Anything and everything goes in here... within reason.
Mon May 31, 2004 11:15 pm
I think having jelly beans stuck up my nose by monkeys would be worse...
Very small monkeys
Mon May 31, 2004 11:25 pm
To choke on a fly that you inhaled while going very fast on a downhill bikeride.
Mon May 31, 2004 11:27 pm
The same way Elvis died.
Mon May 31, 2004 11:45 pm
Elvis died on a toilet didn't he?....yeah, that is a stupid way to die.
Mon May 31, 2004 11:59 pm
Check out the
Darwin Awards Look at "Constipated Elephant". Yeuch.....what a way to die......
I'll give ya a clue.....
Tue Jun 01, 2004 12:08 am
haha! I've read the darwin awards book... i remember that one
Tue Jun 01, 2004 12:13 am
zorg wrote:haha! I've read the darwin awards book... i remember that one
Who could forget that one?! Suffocation under elephant poop?! I wonder what they'd say at the funeral.....
The Darwin Awards is a riot! Possibly every undignified way to die all collated on one site....aaahhh.......
Tue Jun 01, 2004 12:14 am
The Darwin Awards are awesome. I don't remember the whole story, but this one guy was trying to climb over a really high fence or something and he fell over the other side and rolled down a hill and died because he got a branch shoved too far up him bum when he landed.
Tue Jun 01, 2004 12:16 am
I think getting a penny stuck up your nose is rather silly.
Tue Jun 01, 2004 12:21 am
haha
Yeah but some of the Darwin awards are a bit sick....
Tue Jun 01, 2004 4:42 am
Drowning in a toilet would be pretty bad.
Tue Jun 01, 2004 4:50 am
If it'd be possible to burp out any vital organs that might be a shameful and wrong way to die.
Tue Jun 01, 2004 4:52 am
I've never seen those Darwin Awards before, but they look hilarious! XD
Hmm though... I suppose tripping on the family dog and bashing your head open on the kitchen floor would be pretty embarassing.
Tue Jun 01, 2004 9:57 am
By my own stupidity. If I got a Darwin Award, that would be the worst way to die.
Tue Jun 01, 2004 10:44 am
Well. I know how i'm going to die.
In a freak horse related accident.
You see, my horse has a tendancy to race under trees trying to scrape off riders, so I figure i'll be in Hawaii, for some reason, with my horse. And we'll be riding around when he goes racing off.
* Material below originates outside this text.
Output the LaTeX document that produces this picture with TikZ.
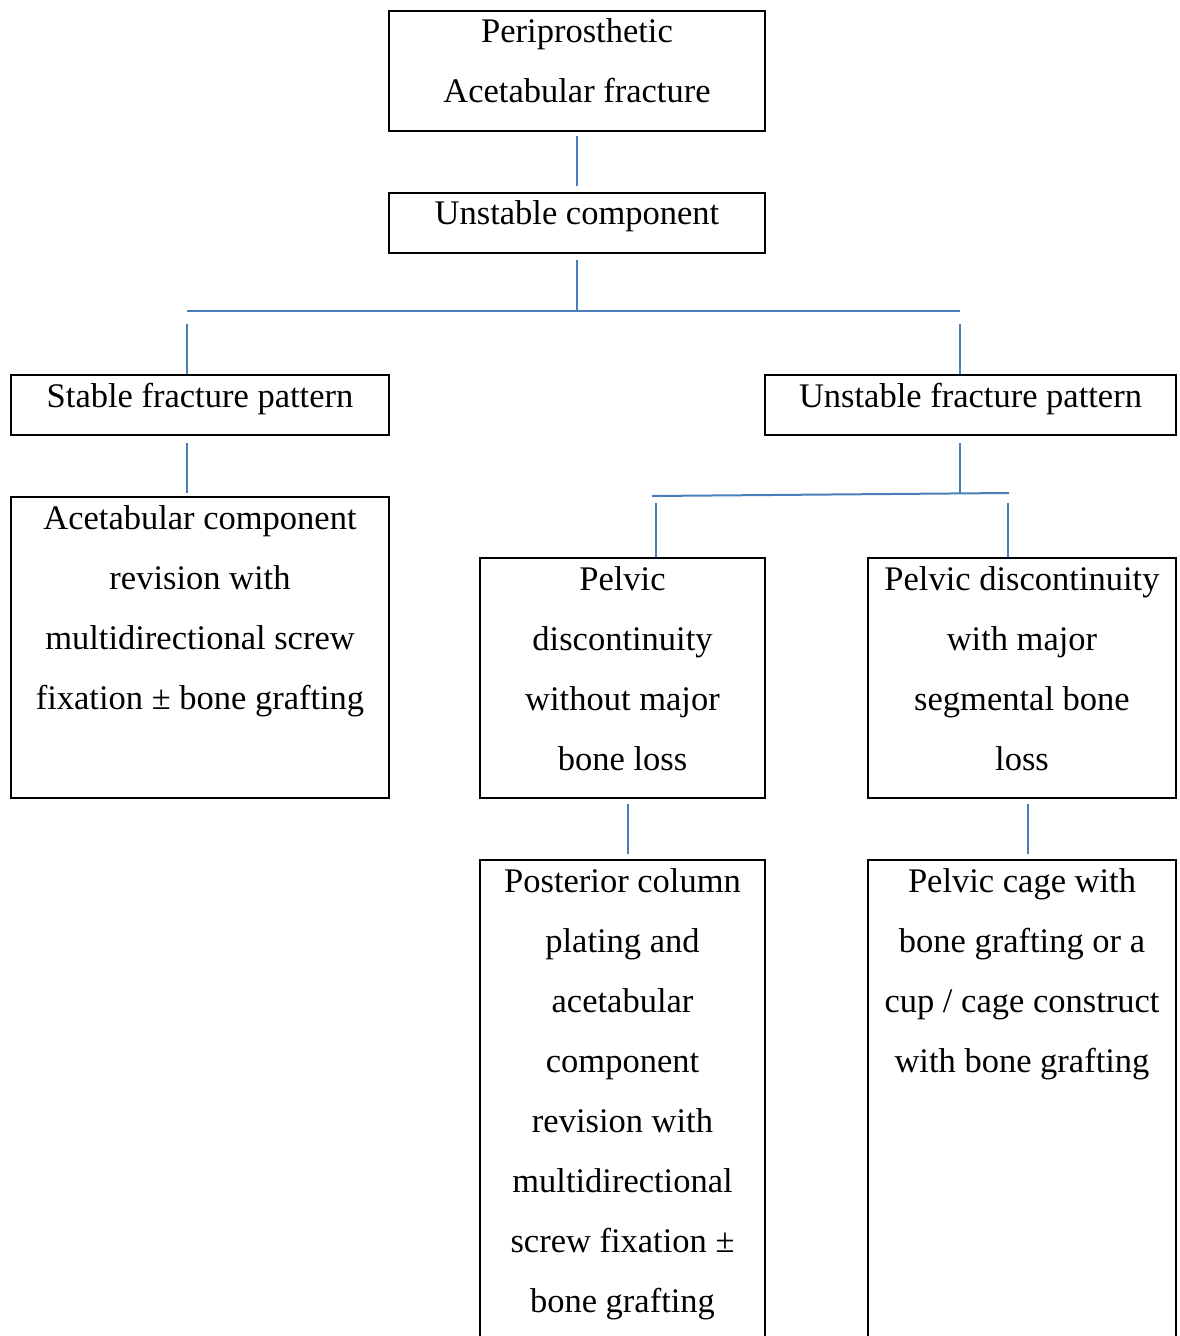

Now then, he ducks me under a wonky palm tree and WHACK! lops my head right off, ditches my body whilst my head goes rolling down a hill. SMACK DAB into a patch of lava. Of course, all the flesh and a lot of the bone is burned off, until my head hits the water...
now somehow, it ends up in the amazon. And it's found by an undiscovered tribe of natives. The natives then decide that my head was actually a sign of war and stick my head on a pole and worship me as a god (Finally!).
Now then. My body?
Well my horse, being the evil jerk that he is just left me to be eaten alive. But i'm not. Along comes a pack of rabid mongooses (escaped in hawaii for some reason), and they just gobble me right up... leaving the bones.
Now along toddle some pelicans and thinking about how smart they are, they pick up my bones and fly off back to Canada and die whilst trying to fly there after choking on my bones. Poor things.
Of course, this means that my body is scattered to the four winds. And that eventually I will become part of the ecosystem. (Except for my pelvis which ends up conking out a certain former pop star) I mean she said it best didn't she.
"Hit me baby one more time".
And thats how i'll die. Kinda embarssing if you think about it.